Edward Bawden (1903–1989) drew these delightful lithographs of his home village of Great Bardfield in Essex. Life in an English Village was published by King Penguin Books, number 51, 1949.
Edward Bawden was born in Essex and attended the Cambridge School of Art and then the Royal College of Art, from where he matriculated in the mid-1920s with a diploma in book illustration.
His friendship with fellow student and noted illustrator, Eric Ravilious, resulted in a number of collaborative murals and they became the centre of a group of artists known as the Greater Bardfield School. Employment with Curwen Press and an advertising agency saw Bawden’s innovative and subtly humorous illustration designs appear in the 1930s in major advertising projects for London Transport and Twinings Tea, among many other clients.

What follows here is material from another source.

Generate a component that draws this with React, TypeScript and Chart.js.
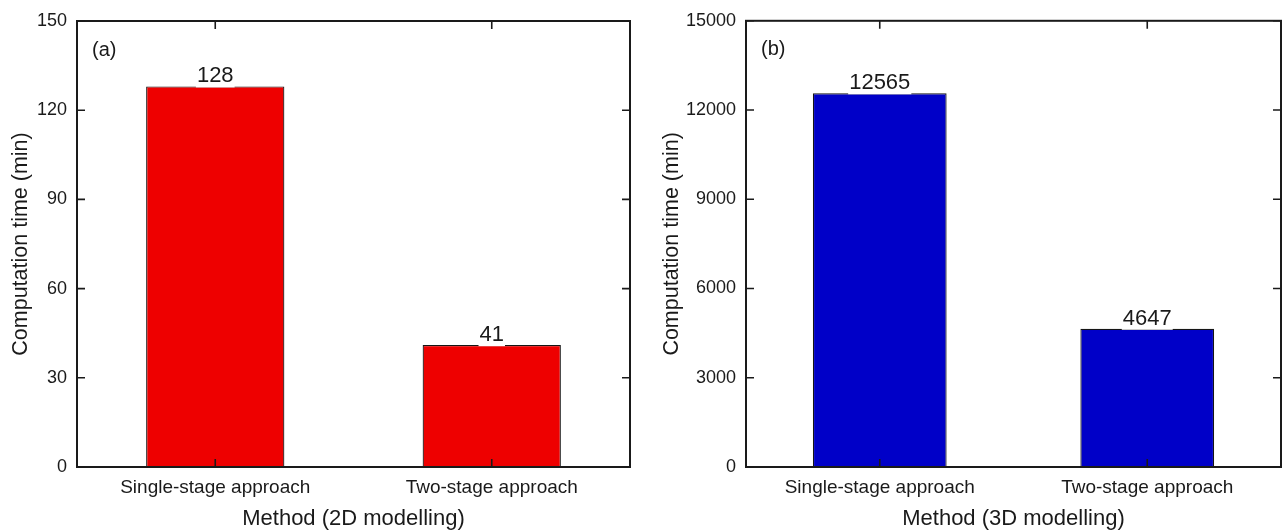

On 3rd March 1940, Edward Bawden was appointed as an official war artist at a salary of £650 a year, and on 31st March crossed to France with Edward Ardizzone. When the retreat began he recorded that “Nobody wanted a war artist, and I was just tossed about like a bad penny”. He holed up for two days until a boat came near enough. He abandoned everything except his drawings, “Like a soldier I had to keep my only weapon.” What really irked him was that later given £16 compensation for the loss of his army gear, but nothing for the loss of his precious art satchel and his paints.
The book features an introduction from Noel Carrington (1895–1989).
Because most of us in England have for long dwelt in towns or suburbs of towns, it is inevitable that we should come to know the countryside dweller in secondhand fashion; that is to say, largely through books.